● **Exercise**: Make an exact copy of all the entries below, with the pictures left out.

● **Information provided**:
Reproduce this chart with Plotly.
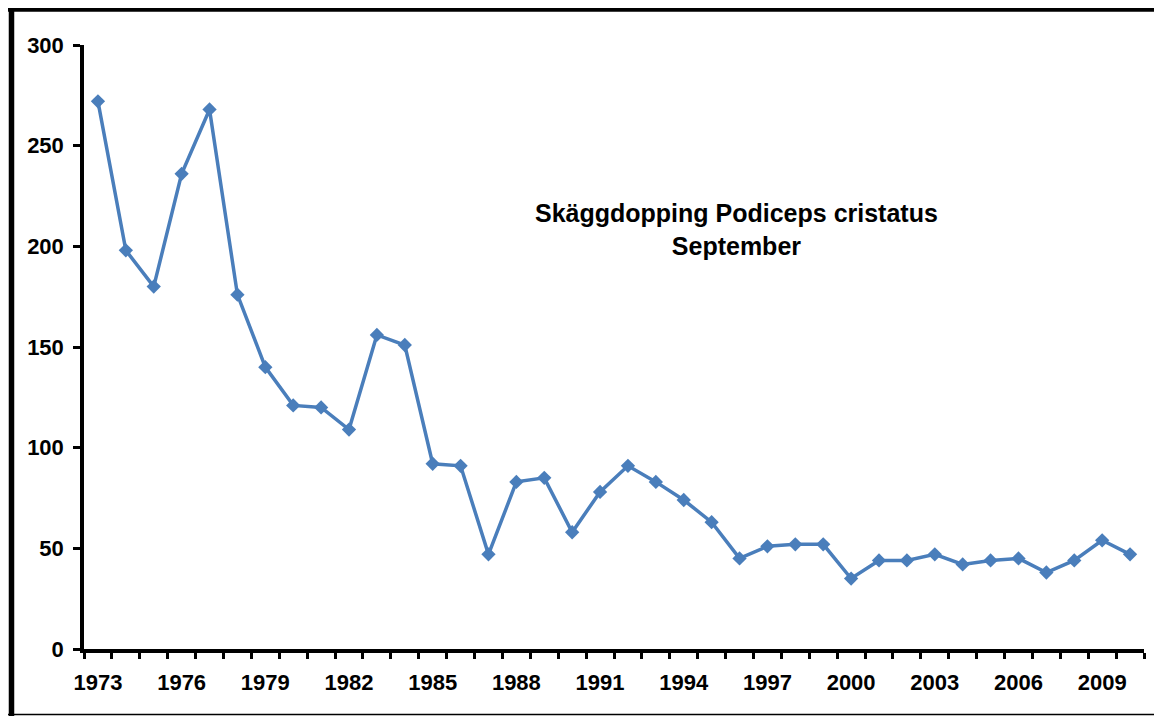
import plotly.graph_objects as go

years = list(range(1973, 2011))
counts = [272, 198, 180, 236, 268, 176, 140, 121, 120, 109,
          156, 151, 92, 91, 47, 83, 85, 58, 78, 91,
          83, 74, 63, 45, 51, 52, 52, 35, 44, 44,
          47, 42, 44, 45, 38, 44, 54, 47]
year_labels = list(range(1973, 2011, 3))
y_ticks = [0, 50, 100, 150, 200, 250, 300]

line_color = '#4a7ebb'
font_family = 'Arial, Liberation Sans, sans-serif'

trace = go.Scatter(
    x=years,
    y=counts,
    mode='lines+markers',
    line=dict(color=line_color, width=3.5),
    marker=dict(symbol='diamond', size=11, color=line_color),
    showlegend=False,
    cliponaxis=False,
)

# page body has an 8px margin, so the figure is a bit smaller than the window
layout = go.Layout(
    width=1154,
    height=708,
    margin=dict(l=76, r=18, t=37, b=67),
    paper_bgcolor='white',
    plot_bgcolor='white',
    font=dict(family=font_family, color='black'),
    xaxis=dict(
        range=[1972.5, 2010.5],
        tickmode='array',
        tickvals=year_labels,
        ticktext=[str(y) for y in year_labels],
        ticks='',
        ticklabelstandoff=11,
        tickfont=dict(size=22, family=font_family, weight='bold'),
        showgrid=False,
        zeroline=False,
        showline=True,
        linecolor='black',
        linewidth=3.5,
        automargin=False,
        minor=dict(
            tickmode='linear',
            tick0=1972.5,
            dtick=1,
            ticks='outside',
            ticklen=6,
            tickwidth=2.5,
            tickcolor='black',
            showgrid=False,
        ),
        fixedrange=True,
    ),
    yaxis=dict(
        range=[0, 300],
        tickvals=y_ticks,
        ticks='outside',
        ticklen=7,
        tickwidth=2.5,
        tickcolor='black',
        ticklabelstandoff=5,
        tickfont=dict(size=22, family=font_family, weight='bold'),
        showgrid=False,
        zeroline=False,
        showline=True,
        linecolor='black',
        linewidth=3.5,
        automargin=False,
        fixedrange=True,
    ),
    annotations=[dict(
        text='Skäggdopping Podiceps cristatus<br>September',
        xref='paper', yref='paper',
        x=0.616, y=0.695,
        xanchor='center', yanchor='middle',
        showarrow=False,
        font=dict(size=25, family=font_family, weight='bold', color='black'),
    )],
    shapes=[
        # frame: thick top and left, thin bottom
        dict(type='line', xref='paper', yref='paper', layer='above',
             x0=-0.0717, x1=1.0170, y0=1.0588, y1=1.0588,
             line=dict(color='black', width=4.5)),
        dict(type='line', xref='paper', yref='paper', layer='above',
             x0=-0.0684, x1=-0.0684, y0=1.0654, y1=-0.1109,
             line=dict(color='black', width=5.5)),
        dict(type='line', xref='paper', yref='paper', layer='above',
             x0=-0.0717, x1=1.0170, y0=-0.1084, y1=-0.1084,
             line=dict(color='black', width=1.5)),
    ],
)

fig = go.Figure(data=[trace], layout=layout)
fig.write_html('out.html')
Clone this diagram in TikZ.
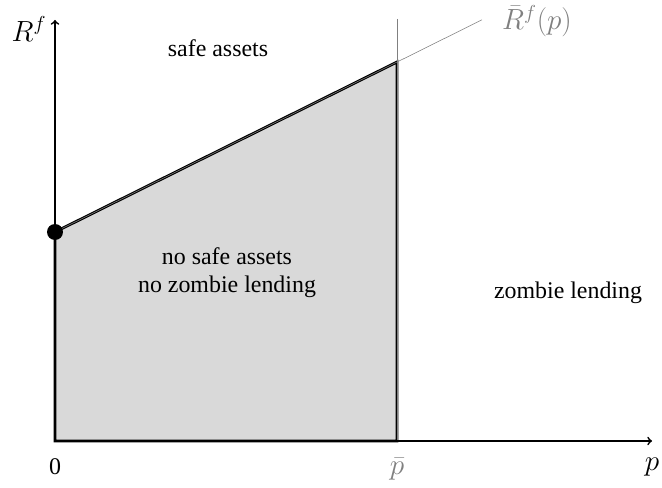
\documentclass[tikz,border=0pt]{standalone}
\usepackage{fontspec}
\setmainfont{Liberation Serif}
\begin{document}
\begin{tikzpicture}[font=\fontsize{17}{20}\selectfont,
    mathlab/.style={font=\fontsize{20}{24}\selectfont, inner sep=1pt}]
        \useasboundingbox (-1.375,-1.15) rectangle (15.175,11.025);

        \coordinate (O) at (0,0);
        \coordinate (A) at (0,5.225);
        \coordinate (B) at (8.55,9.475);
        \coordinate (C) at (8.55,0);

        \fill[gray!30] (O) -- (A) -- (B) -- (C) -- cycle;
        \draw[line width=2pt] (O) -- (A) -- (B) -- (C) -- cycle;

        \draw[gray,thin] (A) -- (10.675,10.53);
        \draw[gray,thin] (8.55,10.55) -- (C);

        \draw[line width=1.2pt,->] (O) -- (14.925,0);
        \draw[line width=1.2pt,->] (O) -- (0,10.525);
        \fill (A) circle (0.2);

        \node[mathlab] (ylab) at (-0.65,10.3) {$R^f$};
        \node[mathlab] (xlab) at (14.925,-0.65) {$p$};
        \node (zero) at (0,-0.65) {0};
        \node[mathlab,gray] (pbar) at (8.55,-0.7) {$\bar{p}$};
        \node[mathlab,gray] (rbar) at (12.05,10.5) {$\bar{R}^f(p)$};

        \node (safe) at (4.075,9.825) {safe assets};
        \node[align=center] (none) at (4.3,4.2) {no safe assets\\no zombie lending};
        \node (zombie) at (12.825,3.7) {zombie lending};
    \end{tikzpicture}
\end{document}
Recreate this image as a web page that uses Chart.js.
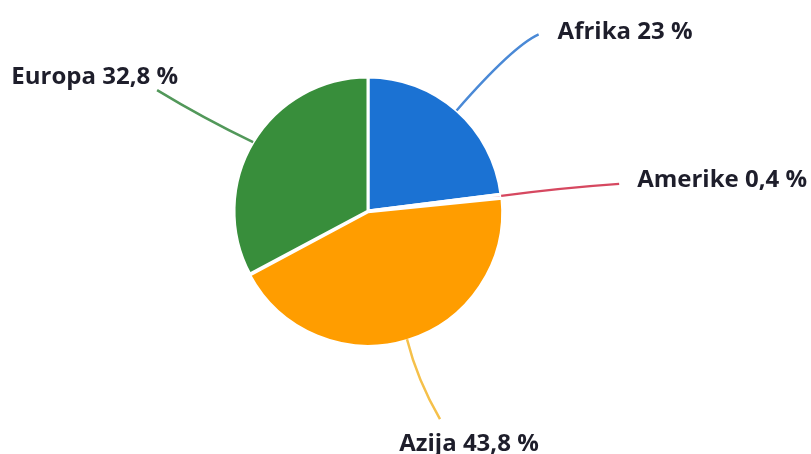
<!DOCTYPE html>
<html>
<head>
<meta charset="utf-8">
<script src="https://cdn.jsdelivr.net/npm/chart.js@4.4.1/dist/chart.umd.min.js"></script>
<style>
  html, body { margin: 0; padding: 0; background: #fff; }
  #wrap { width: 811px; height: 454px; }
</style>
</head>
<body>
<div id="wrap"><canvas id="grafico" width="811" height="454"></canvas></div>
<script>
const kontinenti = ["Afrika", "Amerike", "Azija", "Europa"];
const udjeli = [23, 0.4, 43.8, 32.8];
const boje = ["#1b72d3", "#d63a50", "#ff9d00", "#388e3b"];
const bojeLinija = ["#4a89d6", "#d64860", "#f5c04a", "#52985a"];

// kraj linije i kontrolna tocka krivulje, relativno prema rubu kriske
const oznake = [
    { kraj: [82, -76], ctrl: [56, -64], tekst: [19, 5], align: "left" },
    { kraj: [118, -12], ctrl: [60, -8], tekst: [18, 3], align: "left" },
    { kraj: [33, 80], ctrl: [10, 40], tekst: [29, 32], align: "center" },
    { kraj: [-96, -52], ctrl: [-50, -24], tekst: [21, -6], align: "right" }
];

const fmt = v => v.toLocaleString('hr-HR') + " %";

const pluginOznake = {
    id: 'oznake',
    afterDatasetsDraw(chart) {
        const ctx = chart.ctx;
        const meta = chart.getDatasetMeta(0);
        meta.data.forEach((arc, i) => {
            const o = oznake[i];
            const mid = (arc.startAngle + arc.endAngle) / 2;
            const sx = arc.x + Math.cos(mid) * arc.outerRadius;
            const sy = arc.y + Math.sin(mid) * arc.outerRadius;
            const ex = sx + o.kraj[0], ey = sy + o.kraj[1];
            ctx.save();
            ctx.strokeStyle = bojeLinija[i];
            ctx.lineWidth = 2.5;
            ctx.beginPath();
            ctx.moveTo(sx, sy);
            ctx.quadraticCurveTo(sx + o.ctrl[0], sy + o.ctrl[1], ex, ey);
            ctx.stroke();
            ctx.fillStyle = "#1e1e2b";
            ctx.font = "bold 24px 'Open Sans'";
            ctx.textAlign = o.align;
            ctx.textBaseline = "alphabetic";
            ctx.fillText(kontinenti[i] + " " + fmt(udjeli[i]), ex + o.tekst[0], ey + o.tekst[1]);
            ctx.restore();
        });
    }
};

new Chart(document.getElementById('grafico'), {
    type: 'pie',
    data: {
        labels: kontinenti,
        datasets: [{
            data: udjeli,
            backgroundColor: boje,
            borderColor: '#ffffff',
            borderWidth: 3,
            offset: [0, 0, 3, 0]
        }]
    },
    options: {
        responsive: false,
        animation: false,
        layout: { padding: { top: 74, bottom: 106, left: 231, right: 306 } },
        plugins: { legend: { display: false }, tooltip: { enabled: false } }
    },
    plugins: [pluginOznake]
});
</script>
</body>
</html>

● **Complete answer**:
Reproduce this chart with Plotly.
import plotly.graph_objects as go

years = list(range(1973, 2011))
counts = [272, 198, 180, 236, 268, 176, 140, 121, 120, 109,
          156, 151, 92, 91, 47, 83, 85, 58, 78, 91,
          83, 74, 63, 45, 51, 52, 52, 35, 44, 44,
          47, 42, 44, 45, 38, 44, 54, 47]
year_labels = list(range(1973, 2011, 3))
y_ticks = [0, 50, 100, 150, 200, 250, 300]

line_color = '#4a7ebb'
font_family = 'Arial, Liberation Sans, sans-serif'

trace = go.Scatter(
    x=years,
    y=counts,
    mode='lines+markers',
    line=dict(color=line_color, width=3.5),
    marker=dict(symbol='diamond', size=11, color=line_color),
    showlegend=False,
    cliponaxis=False,
)

# page body has an 8px margin, so the figure is a bit smaller than the window
layout = go.Layout(
    width=1154,
    height=708,
    margin=dict(l=76, r=18, t=37, b=67),
    paper_bgcolor='white',
    plot_bgcolor='white',
    font=dict(family=font_family, color='black'),
    xaxis=dict(
        range=[1972.5, 2010.5],
        tickmode='array',
        tickvals=year_labels,
        ticktext=[str(y) for y in year_labels],
        ticks='',
        ticklabelstandoff=11,
        tickfont=dict(size=22, family=font_family, weight='bold'),
        showgrid=False,
        zeroline=False,
        showline=True,
        linecolor='black',
        linewidth=3.5,
        automargin=False,
        minor=dict(
            tickmode='linear',
            tick0=1972.5,
            dtick=1,
            ticks='outside',
            ticklen=6,
            tickwidth=2.5,
            tickcolor='black',
            showgrid=False,
        ),
        fixedrange=True,
    ),
    yaxis=dict(
        range=[0, 300],
        tickvals=y_ticks,
        ticks='outside',
        ticklen=7,
        tickwidth=2.5,
        tickcolor='black',
        ticklabelstandoff=5,
        tickfont=dict(size=22, family=font_family, weight='bold'),
        showgrid=False,
        zeroline=False,
        showline=True,
        linecolor='black',
        linewidth=3.5,
        automargin=False,
        fixedrange=True,
    ),
    annotations=[dict(
        text='Skäggdopping Podiceps cristatus<br>September',
        xref='paper', yref='paper',
        x=0.616, y=0.695,
        xanchor='center', yanchor='middle',
        showarrow=False,
        font=dict(size=25, family=font_family, weight='bold', color='black'),
    )],
    shapes=[
        # frame: thick top and left, thin bottom
        dict(type='line', xref='paper', yref='paper', layer='above',
             x0=-0.0717, x1=1.0170, y0=1.0588, y1=1.0588,
             line=dict(color='black', width=4.5)),
        dict(type='line', xref='paper', yref='paper', layer='above',
             x0=-0.0684, x1=-0.0684, y0=1.0654, y1=-0.1109,
             line=dict(color='black', width=5.5)),
        dict(type='line', xref='paper', yref='paper', layer='above',
             x0=-0.0717, x1=1.0170, y0=-0.1084, y1=-0.1084,
             line=dict(color='black', width=1.5)),
    ],
)

fig = go.Figure(data=[trace], layout=layout)
fig.write_html('out.html')
Clone this diagram in TikZ.
\documentclass[tikz,border=0pt]{standalone}
\usepackage{fontspec}
\setmainfont{Liberation Serif}
\begin{document}
\begin{tikzpicture}[font=\fontsize{17}{20}\selectfont,
    mathlab/.style={font=\fontsize{20}{24}\selectfont, inner sep=1pt}]
        \useasboundingbox (-1.375,-1.15) rectangle (15.175,11.025);

        \coordinate (O) at (0,0);
        \coordinate (A) at (0,5.225);
        \coordinate (B) at (8.55,9.475);
        \coordinate (C) at (8.55,0);

        \fill[gray!30] (O) -- (A) -- (B) -- (C) -- cycle;
        \draw[line width=2pt] (O) -- (A) -- (B) -- (C) -- cycle;

        \draw[gray,thin] (A) -- (10.675,10.53);
        \draw[gray,thin] (8.55,10.55) -- (C);

        \draw[line width=1.2pt,->] (O) -- (14.925,0);
        \draw[line width=1.2pt,->] (O) -- (0,10.525);
        \fill (A) circle (0.2);

        \node[mathlab] (ylab) at (-0.65,10.3) {$R^f$};
        \node[mathlab] (xlab) at (14.925,-0.65) {$p$};
        \node (zero) at (0,-0.65) {0};
        \node[mathlab,gray] (pbar) at (8.55,-0.7) {$\bar{p}$};
        \node[mathlab,gray] (rbar) at (12.05,10.5) {$\bar{R}^f(p)$};

        \node (safe) at (4.075,9.825) {safe assets};
        \node[align=center] (none) at (4.3,4.2) {no safe assets\\no zombie lending};
        \node (zombie) at (12.825,3.7) {zombie lending};
    \end{tikzpicture}
\end{document}
Recreate this image as a web page that uses Chart.js.
<!DOCTYPE html>
<html>
<head>
<meta charset="utf-8">
<script src="https://cdn.jsdelivr.net/npm/chart.js@4.4.1/dist/chart.umd.min.js"></script>
<style>
  html, body { margin: 0; padding: 0; background: #fff; }
  #wrap { width: 811px; height: 454px; }
</style>
</head>
<body>
<div id="wrap"><canvas id="grafico" width="811" height="454"></canvas></div>
<script>
const kontinenti = ["Afrika", "Amerike", "Azija", "Europa"];
const udjeli = [23, 0.4, 43.8, 32.8];
const boje = ["#1b72d3", "#d63a50", "#ff9d00", "#388e3b"];
const bojeLinija = ["#4a89d6", "#d64860", "#f5c04a", "#52985a"];

// kraj linije i kontrolna tocka krivulje, relativno prema rubu kriske
const oznake = [
    { kraj: [82, -76], ctrl: [56, -64], tekst: [19, 5], align: "left" },
    { kraj: [118, -12], ctrl: [60, -8], tekst: [18, 3], align: "left" },
    { kraj: [33, 80], ctrl: [10, 40], tekst: [29, 32], align: "center" },
    { kraj: [-96, -52], ctrl: [-50, -24], tekst: [21, -6], align: "right" }
];

const fmt = v => v.toLocaleString('hr-HR') + " %";

const pluginOznake = {
    id: 'oznake',
    afterDatasetsDraw(chart) {
        const ctx = chart.ctx;
        const meta = chart.getDatasetMeta(0);
        meta.data.forEach((arc, i) => {
            const o = oznake[i];
            const mid = (arc.startAngle + arc.endAngle) / 2;
            const sx = arc.x + Math.cos(mid) * arc.outerRadius;
            const sy = arc.y + Math.sin(mid) * arc.outerRadius;
            const ex = sx + o.kraj[0], ey = sy + o.kraj[1];
            ctx.save();
            ctx.strokeStyle = bojeLinija[i];
            ctx.lineWidth = 2.5;
            ctx.beginPath();
            ctx.moveTo(sx, sy);
            ctx.quadraticCurveTo(sx + o.ctrl[0], sy + o.ctrl[1], ex, ey);
            ctx.stroke();
            ctx.fillStyle = "#1e1e2b";
            ctx.font = "bold 24px 'Open Sans'";
            ctx.textAlign = o.align;
            ctx.textBaseline = "alphabetic";
            ctx.fillText(kontinenti[i] + " " + fmt(udjeli[i]), ex + o.tekst[0], ey + o.tekst[1]);
            ctx.restore();
        });
    }
};

new Chart(document.getElementById('grafico'), {
    type: 'pie',
    data: {
        labels: kontinenti,
        datasets: [{
            data: udjeli,
            backgroundColor: boje,
            borderColor: '#ffffff',
            borderWidth: 3,
            offset: [0, 0, 3, 0]
        }]
    },
    options: {
        responsive: false,
        animation: false,
        layout: { padding: { top: 74, bottom: 106, left: 231, right: 306 } },
        plugins: { legend: { display: false }, tooltip: { enabled: false } }
    },
    plugins: [pluginOznake]
});
</script>
</body>
</html>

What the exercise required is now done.